Wie können Eltern Kinder stark gegen körperliche und verbale Gewalt machen?
Kinder, die wissen, wie sie sich in schwierigen Situationen schützen und behaupten können, an wen sie sich wenden und wo sie Hilfe holen können, kommen mit Krisensituationen besser zurecht. Und sie wenden im späteren Erwachsenenalter selbst weniger Gewalt an, insbesondere Jungen. Darüber hinaus ist es wichtig, schon heute abzuklären, was mit ihnen passiert, wenn die Mutter oder der Vater durch einen Unfall oder wegen einer Erkrankung ins Krankenhaus müssen. Wo würden die Kinder aufwachsen, wenn den Eltern etwas Schlimmes zustossen, wenn sie gar tödlich verunglücken sollten?
Zur Person: Dr. Kurt Albermann
Der Facharzt für Kinder- und Jugendmedizin und für Kinder- und Jugendpsychiatrie und –psychotherapie, Dr. Kurt Albermann, ist Chefarzt des Sozialpädiatrischen Zentrums SPZ am Kantonsspital Winterthur.

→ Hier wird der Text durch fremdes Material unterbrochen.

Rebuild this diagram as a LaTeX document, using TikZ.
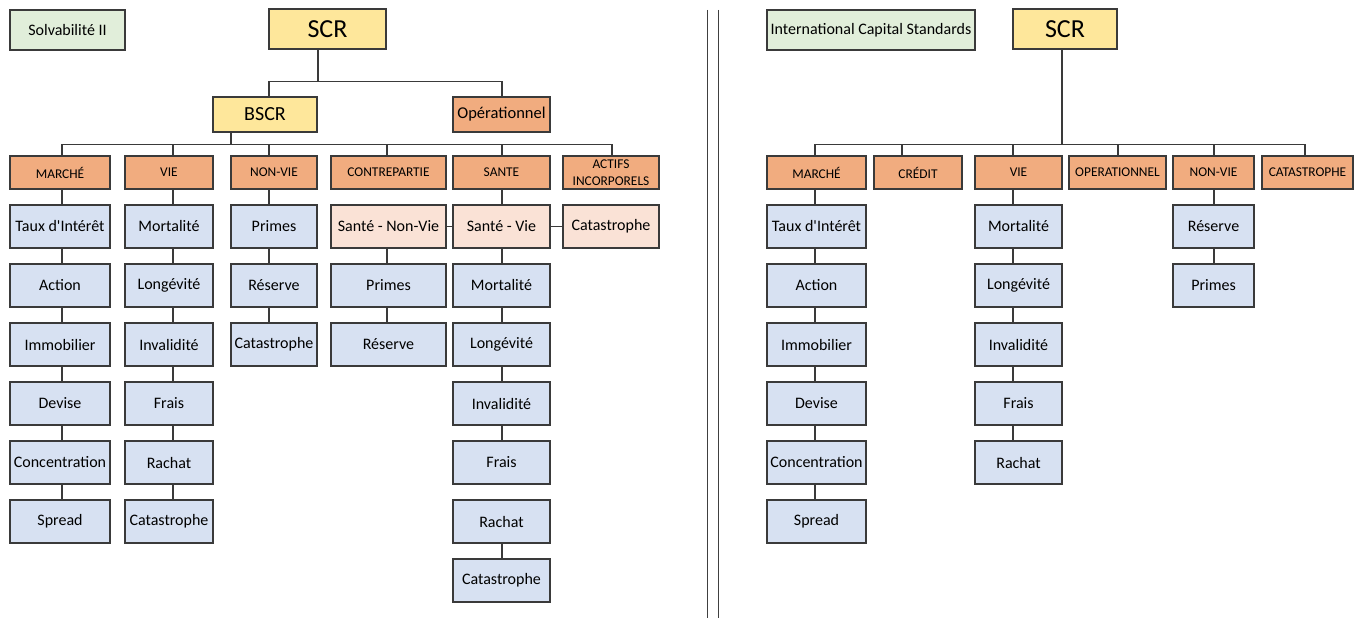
\documentclass[tikz,border=0pt]{standalone}
\usepackage{fontspec}
\setmainfont{Carlito}
\definecolor{cblue}{HTML}{D7E1F2}
\definecolor{corange}{HTML}{F1AC7F}
\definecolor{cyellow}{HTML}{FEE79B}
\definecolor{cpink}{HTML}{FAE2D6}
\definecolor{cgreen}{HTML}{E1EEDA}
\definecolor{cline}{HTML}{3A3A3A}
\begin{document}
\begin{tikzpicture}[x=1pt,y=-1pt,
  box/.style={draw=cline, line width=1.3pt, inner sep=0pt, align=center,
    font=\fontsize{16}{17}\selectfont},
  title/.style={box, fill=cgreen, minimum height=40pt},
  top/.style={box, fill=cyellow, line width=2.6pt, minimum height=40pt,
    font=\fontsize{26}{28}\selectfont},
  mid/.style={box, minimum height=35pt},
  cat/.style={box, fill=corange, minimum height=33pt,
    font=\fontsize{13.4}{16.5}\selectfont},
  leaf/.style={box, fill=cblue, minimum height=43pt},
  pinkleaf/.style={box, fill=cpink, minimum height=43pt},
  link/.style={draw=cline, line width=1.1pt},
  divider/.style={draw=black!75, line width=1.5pt}]
\useasboundingbox (0,0) rectangle (1362,618);
\fill[white] (0,0) rectangle (1362,618);

% ---------- Solvabilité II ----------
\node[title, minimum width=115pt] (sol) at (67.5,30) {Solvabilité II};
\node[top, minimum width=117pt] (scrL) at (327.5,29) {SCR};
\node[mid, fill=cyellow, minimum width=104pt, font=\fontsize{20}{22}\selectfont] (bscr) at (265,114.5) {BSCR};
\node[mid, fill=corange, minimum width=97pt, font=\fontsize{16.5}{18}\selectfont] (op) at (501.5,114.5) {Opérationnel};

\node[cat, minimum width=100pt] (mh) at (60,172.5) {MARCHÉ};
\node[cat, minimum width=88pt] (vh) at (169,172.5) {VIE};
\node[cat, minimum width=86pt] (nvh) at (274,172.5) {NON-VIE};
\node[cat, minimum width=115pt] (cph) at (388.5,172.5) {CONTREPARTIE};
\node[cat, minimum width=97pt] (sh) at (501.5,172.5) {SANTE};
\node[cat, minimum width=96pt] (aih) at (611,172.5) {ACTIFS\\INCORPORELS};

% Marché
\begin{scope}[every node/.append style={leaf, minimum width=100pt}]
\node (m1) at (60,226.5) {Taux d\textquotesingle Intérêt};
\node (m2) at (60,285.5) {Action};
\node (m3) at (60,344.5) {Immobilier};
\node (m4) at (60,403.5) {Devise};
\node (m5) at (60,462.5) {Concentration};
\node (m6) at (60,521.5) {Spread};
\end{scope}
% Vie
\begin{scope}[every node/.append style={leaf, minimum width=88pt}]
\node (v1) at (169,226.5) {Mortalité};
\node (v2) at (169,285.5) {Longévité};
\node (v3) at (169,344.5) {Invalidité};
\node (v4) at (169,403.5) {Frais};
\node (v5) at (169,462.5) {Rachat};
\node (v6) at (169,521.5) {Catastrophe};
\end{scope}
% Non-vie
\begin{scope}[every node/.append style={leaf, minimum width=86pt}]
\node (n1) at (274,226.5) {Primes};
\node (n2) at (274,285.5) {Réserve};
\node (n3) at (274,344.5) {Catastrophe};
\end{scope}
% Santé
\node[pinkleaf, minimum width=115pt] (snv) at (388.5,226.5) {Santé - Non-Vie};
\node[pinkleaf, minimum width=97pt] (sv) at (501.5,226.5) {Santé - Vie};
\node[pinkleaf, minimum width=96pt] (scat) at (611,226.5) {Catastrophe};
\begin{scope}[every node/.append style={leaf, minimum width=115pt}]
\node (c1) at (388.5,285.5) {Primes};
\node (c2) at (388.5,344.5) {Réserve};
\end{scope}
\begin{scope}[every node/.append style={leaf, minimum width=97pt}]
\node (s1) at (501.5,285.5) {Mortalité};
\node (s2) at (501.5,344.5) {Longévité};
\node (s3) at (501.5,403.5) {Invalidité};
\node (s4) at (501.5,462.5) {Frais};
\node (s5) at (501.5,521.5) {Rachat};
\node (s6) at (501.5,580.5) {Catastrophe};
\end{scope}

% connectors, left tree
\coordinate (busA) at (0,81.5);
\coordinate (busB) at (0,144.5);
\draw[link] ([xshift=-9.5pt]scrL.south) -- ([xshift=-9.5pt]scrL.south |- busA);
\draw[link] ([xshift=4pt]bscr.north) |- ([xshift=0.5pt]op.north |- busA) -- ([xshift=0.5pt]op.north);
\draw[link] ([xshift=-34pt]bscr.south) -- ([xshift=-34pt]bscr.south |- busB);
\draw[link] ([xshift=2pt]mh.north) |- ([xshift=1pt]aih.north |- busB) -- ([xshift=1pt]aih.north);
\foreach \n/\d in {vh/4, nvh/-5, cph/-1.5, sh/0.5}
  \draw[link] ([xshift=\d pt]\n.north) -- ([xshift=\d pt]\n.north |- busB);

\foreach \a/\b in {mh/m1, m1/m2, m2/m3, m3/m4, m4/m5, m5/m6}
  \draw[link] ([xshift=2pt]\a.south) -- ([xshift=2pt]\b.north);
\foreach \a/\b in {vh/v1, v1/v2, v2/v3, v3/v4, v4/v5, v5/v6}
  \draw[link] ([xshift=4pt]\a.south) -- ([xshift=4pt]\b.north);
\foreach \a/\b in {nvh/n1, n1/n2, n2/n3}
  \draw[link] ([xshift=-5pt]\a.south) -- ([xshift=-5pt]\b.north);
\foreach \a/\b in {snv/c1, c1/c2}
  \draw[link] ([xshift=-1.5pt]\a.south) -- ([xshift=-1.5pt]\b.north);
\foreach \a/\b in {sh/sv, sv/s1, s1/s2, s2/s3, s3/s4, s5/s6}
  \draw[link] ([xshift=0.5pt]\a.south) -- ([xshift=0.5pt]\b.north);
\draw[link] (snv.east) -- (sv.west);
\draw[link] (sv.east) -- (scat.west);

% ---------- separator ----------
\coordinate (sepTop) at (707.5,10);
\coordinate (sepBot) at (707.5,618);
\draw[divider] (sepTop) -- (sepBot);
\draw[divider] ([xshift=11pt]sepTop) -- ([xshift=11pt]sepBot);

% ---------- International Capital Standards ----------
\node[title, minimum width=208pt] (ics) at (871,30) {International Capital Standards};
\node[top, minimum width=104pt] (scrR) at (1065,29) {SCR};

\node[cat, minimum width=99pt] (rmh) at (816.5,172.5) {MARCHÉ};
\node[cat, minimum width=88pt] (rch) at (918,172.5) {CRÉDIT};
\node[cat, minimum width=87pt] (rvh) at (1018.5,172.5) {VIE};
\node[cat, minimum width=97pt] (roh) at (1117.5,172.5) {OPERATIONNEL};
\node[cat, minimum width=81pt] (rnh) at (1213.5,172.5) {NON-VIE};
\node[cat, minimum width=91pt] (rkh) at (1307.5,172.5) {CATASTROPHE};

\begin{scope}[every node/.append style={leaf, minimum width=99pt}]
\node (rm1) at (816.5,226.5) {Taux d\textquotesingle Intérêt};
\node (rm2) at (816.5,285.5) {Action};
\node (rm3) at (816.5,344.5) {Immobilier};
\node (rm4) at (816.5,403.5) {Devise};
\node (rm5) at (816.5,462.5) {Concentration};
\node (rm6) at (816.5,521.5) {Spread};
\end{scope}
\begin{scope}[every node/.append style={leaf, minimum width=87pt}]
\node (rv1) at (1018.5,226.5) {Mortalité};
\node (rv2) at (1018.5,285.5) {Longévité};
\node (rv3) at (1018.5,344.5) {Invalidité};
\node (rv4) at (1018.5,403.5) {Frais};
\node (rv5) at (1018.5,462.5) {Rachat};
\end{scope}
\begin{scope}[every node/.append style={leaf, minimum width=81pt}]
\node (rn1) at (1213.5,226.5) {Réserve};
\node (rn2) at (1213.5,285.5) {Primes};
\end{scope}

% connectors, right tree
\coordinate (busC) at (0,144.5);
\draw[link] ([xshift=-3pt]scrR.south) -- ([xshift=-3pt]scrR.south |- busC);
\draw[link] ([xshift=-1.5pt]rmh.north) |- ([xshift=-2.5pt]rkh.north |- busC) -- ([xshift=-2.5pt]rkh.north);
\foreach \n/\d in {rch/-16, rvh/-5.5, roh/0.5, rnh/0.5}
  \draw[link] ([xshift=\d pt]\n.north) -- ([xshift=\d pt]\n.north |- busC);
\foreach \a/\b in {rmh/rm1, rm1/rm2, rm2/rm3, rm3/rm4, rm4/rm5, rm5/rm6}
  \draw[link] ([xshift=-1.5pt]\a.south) -- ([xshift=-1.5pt]\b.north);
\foreach \a/\b in {rvh/rv1, rv1/rv2, rv2/rv3, rv3/rv4, rv4/rv5}
  \draw[link] ([xshift=-5.5pt]\a.south) -- ([xshift=-5.5pt]\b.north);
\foreach \a/\b in {rnh/rn1, rn1/rn2}
  \draw[link] ([xshift=0.5pt]\a.south) -- ([xshift=0.5pt]\b.north);
\end{tikzpicture}
\end{document}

Zudem ist er Ärztlicher Leiter des Instituts Kinderseele Schweiz (iks). Sein Buch «Wenn Kinder aus der Reihe tanzen» informiert über psychische und Entwicklungsstörungen sowie Suchterkrankungen bei Kindern und Jugendlichen sowie Behandlungs- und Unterstützungsmöglichkeiten.